What does this paragraph mean? Well, a couple of things. The first thing it means is that the police don't necessarily need a breathalyzer to tell if you are driving under the influence. If, for example, a Seattle, Bellevue, or Kirkland cop pulls you over and after speaking with you and running tests believes you are driving under the influence he can arrest you and then charge you even if your breath test comes back under .08. The police can use their "training and experience" to form an opinion as to your sobriety (those are the kinds of cases DUI lawyers love to defend). The second thing is that DUI is not limited to just alcohol. You can be arrested for drugs too (even prescription drugs, by the way).

Which brings us to section 2 of RCW 46.61.502: the fact that a person charged with a violation of this section is or has been entitled to use a drug under the laws of this state shall not constitute a defense against a charge of violating this section. This means that just because you were prescribed Valium doesn't mean you can use that as a defense if you were driving after just having taken some. Voluntary intoxication is not a defense.

On to section 3: it is an affirmative defense to a violation of subsection (1)(a) of this section which the defendant must prove by a preponderance of the evidence that the defendant consumed a sufficient quantity of alcohol after the time of driving and before the administration of an analysis of the person's breath or blood to cause the defendant's alcohol concentration to be 0.08 or more within two hours after driving. The court shall not admit evidence of this defense unless the defendant notifies the prosecution prior to the omnibus or pretrial hearing in the case of the defendant's intent to assert the affirmative defense. Wow, that's a mouthful.

What they are saying in this case is that if, for example, you are driving in Everett, commit some driving violation, and the police are looking for you, and while they are looking for you (at your home in Kirkland, for example), you get drunk, you can use that as a defense to drunk driving if you are charged with it. There are only two rules to this defense, though. First, you, the defendant, must prove that it was more likely than not that your drinking after driving is what caused you to blow above .08, and second, that you have to notify the court and the prosecutor of this before they have the omnibus hearing (a hearing where evidence is presented and motions are argued at the beginning stages of criminal proceedings). The law just recognizes that sometimes people drink after they are done driving.

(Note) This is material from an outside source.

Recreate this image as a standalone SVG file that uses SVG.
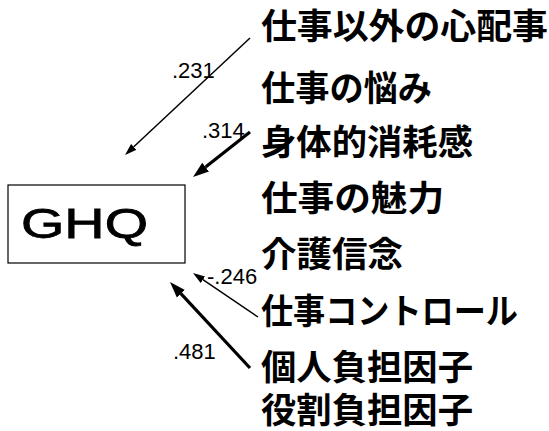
<svg xmlns="http://www.w3.org/2000/svg" width="549" height="431" viewBox="0 0 549 431">
<style>
.jp{font-family:"Noto Sans CJK JP","Noto Sans CJK SC",sans-serif;font-size:35px;font-weight:bold;fill:#000}
.num{font-family:"Liberation Sans",Arial,sans-serif;font-size:22px;fill:#000}
.thin{stroke:#000;stroke-width:1.5;fill:none}
.thick{stroke:#000;stroke-width:3.2;fill:none}
</style>
<defs>
<marker id="ah" viewBox="0 -5 12 10" markerWidth="12" markerHeight="10" refX="0" refY="0" orient="auto" markerUnits="userSpaceOnUse">
<path d="M0,-4 L12,0 L0,4 z" fill="#000"/>
</marker>
<marker id="ahb" viewBox="0 -6 16 12" markerWidth="16" markerHeight="12" refX="0" refY="0" orient="auto" markerUnits="userSpaceOnUse">
<path d="M0,-5.5 L16,0 L0,5.5 z" fill="#000"/>
</marker>
</defs>
<rect width="549" height="431" fill="#fff"/>
<g id="ghq">
<rect x="8" y="185" width="177" height="78" fill="#fff" stroke="#000" stroke-width="1.2"/>
<text x="21" y="238" font-family="'Liberation Sans',Arial,sans-serif" font-size="43" stroke="#000" stroke-width="0.8" textLength="127" lengthAdjust="spacingAndGlyphs">GHQ</text>
</g>
<g id="n1"><text class="jp" x="261" y="39" textLength="287" lengthAdjust="spacingAndGlyphs">仕事以外の心配事</text></g>
<g id="n2"><text class="jp" x="261" y="101" textLength="171" lengthAdjust="spacingAndGlyphs">仕事の悩み</text></g>
<g id="n3"><text class="jp" x="261" y="155" textLength="212" lengthAdjust="spacingAndGlyphs">身体的消耗感</text></g>
<g id="n4"><text class="jp" x="261" y="211" textLength="183" lengthAdjust="spacingAndGlyphs">仕事の魅力</text></g>
<g id="n5"><text class="jp" x="261" y="267" textLength="142" lengthAdjust="spacingAndGlyphs">介護信念</text></g>
<g id="n6"><text class="jp" x="261" y="324" textLength="257" lengthAdjust="spacingAndGlyphs">仕事コントロール</text></g>
<g id="n7"><text class="jp" x="261" y="380" textLength="212" lengthAdjust="spacingAndGlyphs">個人負担因子</text></g>
<g id="n8"><text class="jp" x="261" y="423" textLength="212" lengthAdjust="spacingAndGlyphs">役割負担因子</text></g>
<g id="connectors">
<line class="thin" x1="250" y1="38" x2="133.8" y2="146.8" marker-end="url(#ah)"/>
<line class="thick" x1="250" y1="132" x2="205.6" y2="167.1" marker-end="url(#ahb)"/>
<line class="thin" x1="258" y1="317" x2="202.9" y2="279.7" marker-end="url(#ah)"/>
<line class="thick" x1="250" y1="368" x2="180.9" y2="293.7" marker-end="url(#ahb)"/>
<text class="num" x="172" y="78">.231</text>
<text class="num" x="202" y="138">.314</text>
<text class="num" x="207" y="284">-.246</text>
<text class="num" x="173" y="359">.481</text>
</g>
</svg>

Section 4 was put in there as a last resort in case the police mess up with your original breathalyzer test. It states that breath or blood samples collected after the 2 hour time limit to take the tests has passed may be used to show you were drunk within the two hour time frame after the incident, or that at least you had been drinking for the non-breathalyzer portions of the Everett DUI laws. Does it sound a little shady, that the state or city prosecutor could use stale evidence to prove you committed a crime? That's because it is.

Section 5 says that a Washington state DUI is a gross misdemeanor unless section 6 applies. Section 6 says a DUI is a class C felony if: (1) you have four or more prior DUIs in the last 10 years; (2) the person has been previously convicted of: (a) vehicular homicide while DUI; (b) vehicular assault while DUI; or (c) and out of state offense compared to (a) or (b).